Question about the motion adapter in DreamVideo
Hi! I find that each time one frame of the guided video is selected to train the motion adapter. But since selecting only one image will break the coherence of a video, I wonder how the motion adapter can capture the temporal motion pattern? Thanks!
Hi, thanks for your interest. We train the motion adapter using all frames of input videos. Meanwhile, we select a random frame serving as the appearance guidance.
Thanks for your response! I also have another few questions: (1) how long does it take for each stage in DreamVideo? I have tried in my own server and found that it takes about 2 hours for just the 1st stage in subject learning. Is it normal? I use 4 V100 PCIE GPUs; (2) Could you provide the link of open_clip_pytorch_model.bin of FrozenOpenCLIPCustomEmbedder?
Thanks for your response! I also have another few questions: (1) how long does it take for each stage in DreamVideo? I have tried in my own server and found that it takes about 2 hours for just the 1st stage in subject learning. Is it normal? I use 4 V100 PCIE GPUs; (2) Could you provide the link of open_clip_pytorch_model.bin of FrozenOpenCLIPCustomEmbedder?
Hi. (1) We use one A100 80G GPU. It takes about 50 min for step 1 in subject learning and 10~15 min for step 2. I think your situation is normal due to device differences.

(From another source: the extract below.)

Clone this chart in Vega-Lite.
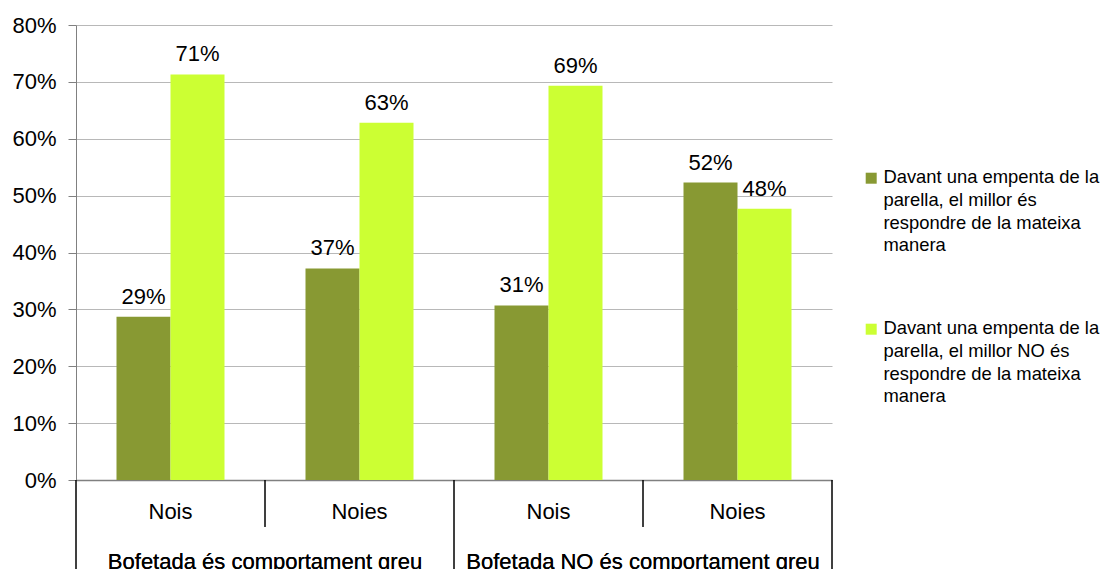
{
  "$schema": "https://vega.github.io/schema/vega-lite/v6.json",
  "autosize": {"type": "none"},
  "padding": {"left": 76, "top": 25, "right": 270, "bottom": 89},
  "width": 756,
  "height": 455,
  "background": "white",
  "config": {
    "font": "Liberation Sans",
    "view": {"stroke": null}
  },
  "data": {
    "values": [
      {"group": "Bofetada és comportament greu", "sex": "Nois", "cat": "Bofetada és comportament greu|Nois", "series": "Davant una empenta de la parella, el millor és respondre de la mateixa manera", "value": 0.287},
      {"group": "Bofetada és comportament greu", "sex": "Nois", "cat": "Bofetada és comportament greu|Nois", "series": "Davant una empenta de la parella, el millor NO és respondre de la mateixa manera", "value": 0.713},
      {"group": "Bofetada és comportament greu", "sex": "Noies", "cat": "Bofetada és comportament greu|Noies", "series": "Davant una empenta de la parella, el millor és respondre de la mateixa manera", "value": 0.372},
      {"group": "Bofetada és comportament greu", "sex": "Noies", "cat": "Bofetada és comportament greu|Noies", "series": "Davant una empenta de la parella, el millor NO és respondre de la mateixa manera", "value": 0.628},
      {"group": "Bofetada NO és comportament greu", "sex": "Nois", "cat": "Bofetada NO és comportament greu|Nois", "series": "Davant una empenta de la parella, el millor és respondre de la mateixa manera", "value": 0.307},
      {"group": "Bofetada NO és comportament greu", "sex": "Nois", "cat": "Bofetada NO és comportament greu|Nois", "series": "Davant una empenta de la parella, el millor NO és respondre de la mateixa manera", "value": 0.693},
      {"group": "Bofetada NO és comportament greu", "sex": "Noies", "cat": "Bofetada NO és comportament greu|Noies", "series": "Davant una empenta de la parella, el millor és respondre de la mateixa manera", "value": 0.523},
      {"group": "Bofetada NO és comportament greu", "sex": "Noies", "cat": "Bofetada NO és comportament greu|Noies", "series": "Davant una empenta de la parella, el millor NO és respondre de la mateixa manera", "value": 0.477}
    ]
  },
  "encoding": {
    "x": {
      "field": "cat",
      "type": "nominal",
      "sort": null,
      "scale": {"paddingInner": 0, "paddingOuter": 0},
      "axis": {
        "title": null,
        "labelExpr": "split(datum.label, '|')[1]",
        "labelAngle": 0,
        "labelFontSize": 22,
        "labelColor": "black",
        "labelPadding": 21,
        "labelBaseline": "top",
        "ticks": false,
        "tickSize": 0,
        "domainColor": "#808080",
        "domainWidth": 1.5
      }
    }
  },
  "layer": [
    {
      "mark": {"type": "bar"},
      "encoding": {
        "xOffset": {
          "field": "series",
          "type": "nominal",
          "sort": null,
          "scale": {"paddingInner": 0, "paddingOuter": 0.75}
        },
        "y": {
          "field": "value",
          "type": "quantitative",
          "scale": {"domain": [0, 0.8], "nice": false, "zero": true},
          "axis": {
            "title": null,
            "format": ".0%",
            "values": [0, 0.1, 0.2, 0.3, 0.4, 0.5, 0.6, 0.7, 0.8],
            "labelFontSize": 22,
            "labelColor": "black",
            "labelPadding": 12,
            "tickSize": 8,
            "tickColor": "#808080",
            "domainColor": "#808080",
            "gridColor": "#b8b8b8",
            "gridWidth": 1
          }
        },
        "color": {
          "field": "series",
          "type": "nominal",
          "sort": null,
          "scale": {"range": ["#889933", "#CCFF33"]},
          "legend": {
            "title": null,
            "orient": "none",
            "legendX": 786,
            "legendY": 144,
            "padding": 0,
            "symbolType": "square",
            "symbolSize": 121,
            "symbolStrokeWidth": 0,
            "symbolOpacity": 1,
            "labelFontSize": 18.4,
            "labelColor": "black",
            "labelLimit": 400,
            "labelOffset": 3,
            "labelBaseline": "top",
            "rowPadding": 64,
            "encode": {"labels": {"update": {"lineHeight": {"value": 22.7}, "dy": {"value": -10}}}},
            "labelExpr": "indexof(datum.label, ' NO ') >= 0 ? ['Davant una empenta de la', 'parella, el millor NO és', 'respondre de la mateixa', 'manera'] : ['Davant una empenta de la', 'parella, el millor és', 'respondre de la mateixa', 'manera']"
          }
        }
      }
    },
    {
      "mark": {"type": "text", "fontSize": 22, "color": "black", "baseline": "alphabetic", "dy": -13},
      "encoding": {
        "xOffset": {"field": "series", "type": "nominal", "sort": null},
        "y": {"field": "value", "type": "quantitative"},
        "text": {"field": "value", "type": "quantitative", "format": ".0%"}
      }
    },
    {
      "transform": [{"filter": "datum.sex == 'Nois'"}],
      "mark": {"type": "rule", "color": "black", "strokeWidth": 1},
      "encoding": {
        "x": {"field": "cat", "type": "nominal", "sort": null, "bandPosition": 0},
        "y": {"datum": 0},
        "y2": {"datum": -0.2}
      }
    },
    {
      "transform": [{"filter": "datum.sex == 'Noies'"}],
      "mark": {"type": "rule", "color": "black", "strokeWidth": 1},
      "encoding": {
        "x": {"field": "cat", "type": "nominal", "sort": null, "bandPosition": 0},
        "y": {"datum": 0},
        "y2": {"datum": -0.0826}
      }
    },
    {
      "transform": [{"filter": "datum.cat == 'Bofetada NO és comportament greu|Noies'"}],
      "mark": {"type": "rule", "color": "black", "strokeWidth": 1},
      "encoding": {
        "x": {"field": "cat", "type": "nominal", "sort": null, "bandPosition": 1},
        "y": {"datum": 0},
        "y2": {"datum": -0.2}
      }
    },
    {
      "transform": [{"filter": "datum.sex == 'Noies'"}],
      "mark": {"type": "text", "fontSize": 22, "color": "black", "baseline": "alphabetic"},
      "encoding": {
        "x": {"field": "cat", "type": "nominal", "sort": null, "bandPosition": 0},
        "y": {"datum": -0.1565},
        "text": {"field": "group", "type": "nominal"}
      }
    }
  ]
}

By the way, you can reduce the number of training iterations to balance the performance and time costs. (2) The 'open_clip_pytorch_model.bin' used in DreamVideo is the same as the other models (I2VGen-XL, HiGen, TF-T2V, etc.) in this repository. You can download the ckpt from this link: https://modelscope.cn/api/v1/models/iic/tf-t2v/repo?Revision=master&FilePath=open_clip_pytorch_model.bin.
Thank you very much! By the way, how long does it take to evaluate on all datasets mentioned in the paper of DreamVideo? Could you provide the evaluation code?